Open about his own marijuana use, Egan said there were compelling reasons for legalization.

The recreational marijuana industry would create jobs, offer property tax relief, and could address ongoing state budget challenges, such as education and mental health.

If it capitalizes on New Hampshire’s low tax rates, it would retain in-state dollars, draw out-of-state customers, and bolster the state’s travel and tourism industry.

Noting that recreational marijuana was a multi-billion dollar business in Massachusetts, he said, “It has the potential to be a game-changer.”


Egan also described the mental health and therapeutic benefits of marijuana.

According to Egan, a friend who was a combat veteran in Iraq and Afghanistan, who had been prescribed “27 different meds” for post-traumatic stress disorder and had attempted suicide three times, found relief through legal marijuana in Massachusetts.

“He said ‘It changed my life, it gave me my life back’,” Egan said.

Among those in attendance on Thursday was 74-year-old Katherine Darges, a medical marijuana cardholder.

She said a broken back, which has required five surgeries and “will never be right again,” has left her with chronic pain. She said marijuana products have provided relief, minus the side effects of prescription opiates, and without them “I’d be bedridden.”

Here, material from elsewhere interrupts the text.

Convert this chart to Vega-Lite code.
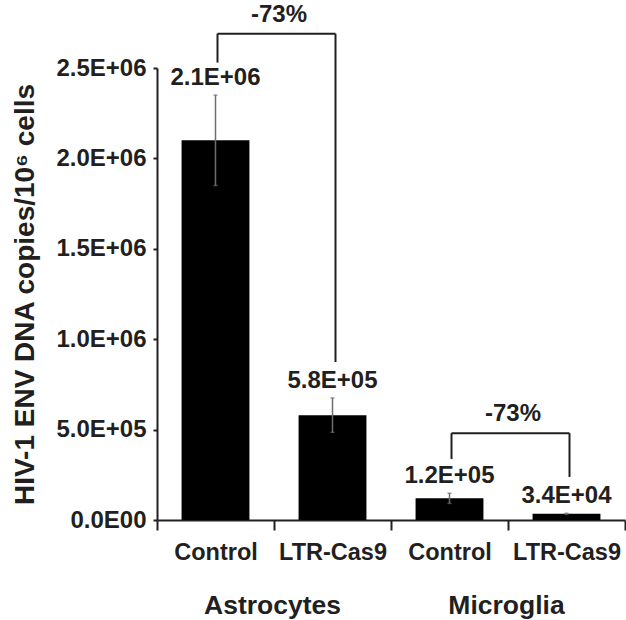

While grateful, she said the state’s therapeutic cannabis program was costly and inconvenient. Dispensaries are located a minimum of 45 minutes from the North Country and they charge significantly more than surrounding states and the illegal market. She supported legal recreational marijuana as a way to open up the market and drive down costs.

“I have to go to a dispensary and spend a ridiculous amount of money to get my products,” she said, noting that the recreational out-of-state market offers the same products for “a quarter of the price.”


Last week, the House Criminal Justice Committee killed two bills supporting legalization.

HB 629, (lead sponsor Rep. Carol McGuire, R-Merrimack) would legalize possession of up to three-quarter ounces of marijuana for adults over age 21 and allow cultivation of up to six plants, but not sales.

HB 237 (lead sponsor Rep. Casey Conley, D-Dover) would legalize possession of up to an ounce and home-growing of up to six plants for adults over 21, and would establish a regulated and taxed commercial market.

Both were rejected by mainly party-line votes.

Meanwhile, state lawmakers have filed five pieces of legislation addressing marijuana legalization ahead of the 2022 session.

Egan and Rep. Stacie Marie Laughton (D-Hillsborough) have submitted bill requests for the coming year.

Egan’s is modeled on Vermont’s law. It would allow possession of up to an ounce, cultivation of up to nine plants (three mature, six immature) and would prohibit marijuana-based housing covenants. Laughton also addresses the expungement of past marijuana crimes.

In addition, three legislators — Democratic House Minority Leader Robert Cushing (D-Hampton), Rep. Josh Adjutant (D-Enfield), and Rep. Andrew Prout (R-Hudson) — are pushing for constitutional amendments to legalize marijuana. Those proposals would require three-fifths approval in the House and Senate, and two-thirds support from voters to ratify the amendment.

Grassroots efforts will be critical to those legislative efforts, Egan said.

The New Hampshire Cannabis Association’s North Country group will continue to hold meetings like the Loading Dock event, in order to grow local support and visibility of the issue.

Egan urged those in attendance to recruit friends, to increase turnout at future events. He also called on them to contact legislators, to make their support known.

“There’s probably about 4,000 people in this community that are pro-cannabis. But people are worried about the stigma,” he said. “The more people speak out and the more that legislators, federal and state, hear that folks are for this, it’s going to change their opinion.”